Where are Buffalo’s other forwards in this picture? Where is Kyle Okposo? The 30-year-old inked a seven-year, $42 million contract in 2016, and while his first two seasons with the club weren’t great, at least he was producing offense (52-point pace). In 2018-19, he has a paltry 18 points in 46 outings. That’s an awful yield for his cap hit.
To be fair, he requires a play-driving center because he’s never been the type of winger to dictate the play. There doesn’t appear to be a viable top-six candidate to fill that role, as 20-year-old pivot Casey Mittelstadt (13 points in 46 games) — Okposo’s most frequent linemate — isn’t ready to take charge. The talent is there and should translate to the big leagues in due course, but as it stands, he doesn’t appear assertive or strong enough on his skates to control the ice as a legitimate second-line center.

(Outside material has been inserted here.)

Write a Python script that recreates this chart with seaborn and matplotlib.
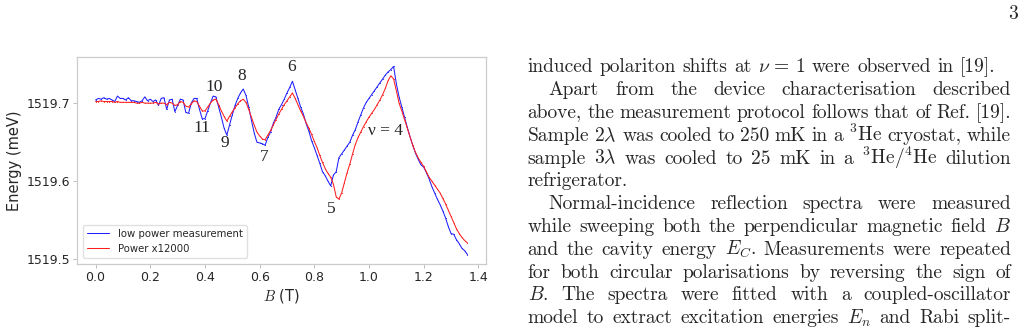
import numpy as np
import pandas as pd
import matplotlib
matplotlib.use("Agg")
import matplotlib.pyplot as plt
import seaborn as sns

# --- data (energies in meV, field in T) ---
b_field = np.round(np.arange(0, 1.361, 0.01), 2)  # sweep grid, 0.01 T steps

low_power = 1519 + np.array([
    .704, .706, .705, .707, .705, .706, .704, .702, .709, .706,
    .706, .704, .707, .703, .703, .702, .701, .703, .708, .703,
    .705, .702, .704, .697, .706, .707, .692, .704, .705, .689,
    .697, .705, .704, .688, .687, .700, .706, .706, .692, .680,
    .680, .690, .700, .709, .708, .695, .682, .668, .659, .672,
    .685, .697, .706, .713, .718, .710, .695, .678, .662, .650,
    .649, .648, .646, .656, .663, .674, .682, .692, .698, .705,
    .713, .720, .728, .717, .706, .695, .686, .674, .664, .652,
    .643, .633, .623, .612, .607, .600, .594, .608, .612, .630,
    .635, .640, .645, .650, .659, .666, .676, .685, .694, .701,
    .706, .711, .716, .721, .726, .731, .736, .740, .743, .747,
    .725, .708, .695, .682, .669, .657, .646, .636, .628, .621,
    .618, .611, .603, .593, .585, .577, .570, .562, .553, .542,
    .533, .532, .525, .520, .514, .511, .506])

high_power = 1519 + np.array([
    .702, .702, .703, .702, .702, .702, .702, .701, .702, .701,
    .701, .701, .701, .701, .701, .700, .700, .701, .700, .700,
    .700, .700, .701, .699, .700, .700, .698, .701, .700, .697,
    .698, .702, .701, .696, .695, .699, .703, .702, .696, .690,
    .690, .695, .700, .704, .705, .698, .690, .683, .677, .683,
    .689, .694, .699, .703, .705, .701, .692, .682, .672, .663,
    .658, .654, .653, .659, .665, .672, .679, .686, .692, .698,
    .703, .708, .713, .706, .698, .690, .683, .675, .668, .660,
    .651, .643, .633, .624, .616, .610, .605, .596, .580, .577,
    .585, .598, .611, .622, .635, .647, .656, .663, .670, .676,
    .682, .687, .692, .698, .704, .711, .719, .729, .735, .731,
    .716, .700, .690, .679, .668, .657, .646, .637, .630, .624,
    .619, .612, .605, .600, .595, .590, .585, .578, .571, .563,
    .555, .547, .539, .533, .528, .524, .521])

series_names = ["low power measurement", "Power x12000"]
series_colors = ["#1f1fff", "#ff1f1f"]

level_labels = ["11", "10", "9", "8", "7", "6", "5", "ν = 4"]
level_x = [0.39, 0.434, 0.474, 0.536, 0.616, 0.715, 0.861, 1.059]
level_y = [1519.668, 1519.721, 1519.649, 1519.735, 1519.631, 1519.7465, 1519.5645, 1519.6645]

page_number = "3"
page_lines = [
    r"induced polariton shifts at $\nu\,=\,1$ were observed in [19].",
    r"Apart from the device characterisation described",
    r"above, the measurement protocol follows that of Ref. [19].",
    r"Sample 2$\lambda$ was cooled to 250 mK in a $^3$He cryostat, while",
    r"sample 3$\lambda$ was cooled to 25 mK in a $^3$He/$^4$He dilution",
    r"refrigerator.",
    r"Normal-incidence reflection spectra were measured",
    r"while sweeping both the perpendicular magnetic field $B$",
    r"and the cavity energy $E_C$. Measurements were repeated",
    r"for both circular polarisations by reversing the sign of",
    r"$B$.  The spectra were fitted with a coupled-oscillator",
    r"model to extract excitation energies $E_n$ and Rabi split-",
]
indented = {1, 6}
ragged = {0, 5}

df = pd.DataFrame({
    "B": np.concatenate([b_field, b_field]),
    "E": np.concatenate([low_power, high_power]),
    "series": np.repeat(series_names, len(b_field)),
})

# --- figure ---
W, H = 1025, 329
sns.set_style("white")
plt.rcParams["mathtext.fontset"] = "cm"
fig = plt.figure(figsize=(W / 100, H / 100), dpi=100)
ax = fig.add_axes([77 / W, 1 - 264 / H, 409 / W, 207 / H])

sns.lineplot(data=df, x="B", y="E", hue="series", palette=dict(zip(series_names, series_colors)),
             estimator=None, sort=False, marker=".", markersize=1.5, markeredgewidth=0,
             linewidth=0.75, ax=ax)

ax.set_yticks([1519.5, 1519.6, 1519.7])
ax.set_yticklabels(["1519.5", "1519.6", "1519.7"])
ax.set_xticks(np.arange(0, 1.41, 0.2))
ax.set_xticklabels([f"{t:.1f}" for t in np.arange(0, 1.41, 0.2)])
ax.tick_params(labelsize=9, length=3, width=0.6, color=".7", pad=2,
               bottom=True, left=True)
for s in ax.spines.values():
    s.set_color(".8")
    s.set_linewidth(0.9)
ax.set_xlabel("$\\mathit{B}$ (T)", fontsize=10.5, labelpad=2)
ax.set_ylabel("Energy (meV)", fontsize=10.5, labelpad=3)

handles, labels = ax.get_legend_handles_labels()
ax.legend(handles, labels, loc="lower left", fontsize=7.3, frameon=True,
          edgecolor=".85", handlelength=2.2, borderaxespad=0.6)

for lab, x, y in zip(level_labels, level_x, level_y):
    ax.text(x, y, lab, ha="center", va="center", fontsize=12.5, family="Liberation Serif")

# --- page text beside the figure ---
TXT = 14
X0, X1 = 527.5, 1011
renderer = fig.canvas.get_renderer()
fig.text(1013 / W, 1 - 19 / H, page_number, fontsize=TXT, family="cmr10", ha="center", va="baseline")
for i, line in enumerate(page_lines):
    base = 72.5 + 22.8 * i
    words = line.split()
    objs = [fig.text(0, 1 - base / H, w, fontsize=TXT, family="cmr10", va="baseline") for w in words]
    widths = [o.get_window_extent(renderer).width for o in objs]
    x = X0 + (21 if i in indented else 0)
    gap = 6.6 if i in ragged else (X1 - x - sum(widths)) / (len(words) - 1)
    for o, w in zip(objs, widths):
        o.set_x(x / W)
        x += w + gap

fig.savefig("out.png", dpi=100, facecolor="white")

Together, Okposo and Mittelstadt’s numbers are very concerning: 44.4 CF%, 40.8 SCF%, 41.7 GF%. Okposo isn’t an opportunistic scorer, so opponents getting almost 60% of the chances when he’s on the ice is sure to hamper his contributions.
There’s nowhere else to turn, though. Evan Rodrigues (14 points in 40 games), Johan Larsson (7 points in 40 games) and Vladimir Sobotka (9 points in 43 games) aren’t any better than Mittelstadt, and they’ve shown as much in their brief time with Okposo. Patrik Berglund, who came over in the Ryan O’Reilly trade and has top-six experience, saw his contract terminated in December for failing to report to the team. There’s another option down the drain.
Conor Sheary (18 points in 42 games) hasn’t really seized his opportunity either. After a couple of promising campaigns in Pittsburgh, Buffalo acquired the diminutive winger (5’8”, 176 lbs) in hopes of tapping into unrealized potential. Perhaps he would spread his wings with more ice time and responsibility. Instead, he’s merely producing at the same rate — and it doesn’t move the needle.
Elsewhere, 6’6” winger Tage Thompson (10 points in 39 games) has flashed some skill this season, but the 21-year-old remains a work in progress. Tall forwards usually require time to fill out, and that’s certainly true of the 205-pounder. With a bit more weight and a greater understanding of his frame, Thompson could flourish in a few years.
That doesn’t help the Sabres right now, though.
Outside of the top line, their forward ranks feature youngsters who aren’t quite ready (Mittelstadt, Thompson) and veterans who don’t belong anywhere near the top six (Sobotka, Larsson, Zemgus Girgensons). None of the complementary forwards do, really, which explains the tight spread in ice time. Head coach Phil Housley isn’t entirely sure what to do or whom to count on.
Ultimately, the offense finds itself in an awkward situation because the franchise does as well. It isn’t clear how the organization should proceed: If Buffalo is looking to compete for a playoff spot, then general manager Jason Botterill may need to sacrifice high-end futures for a player who can make a difference immediately. If the team is content to watch the season slip away, then taking a patient approach is the proper course of action. However, winning experience is crucial for the development of young players, and Eichel has already voiced frustration over his club’s struggles in the past.
Once a team submits cause for optimism, managing expectations becomes difficult. Rebuilds don’t happen overnight, and any rash moves could derail the Sabres for a couple of years. By that same token, coming so close to a playoff berth only to miss out because the front office sat idly by would represent a tough pill to swallow.
By defying preseason expectations, Buffalo is now faced with an uncomfortable dilemma.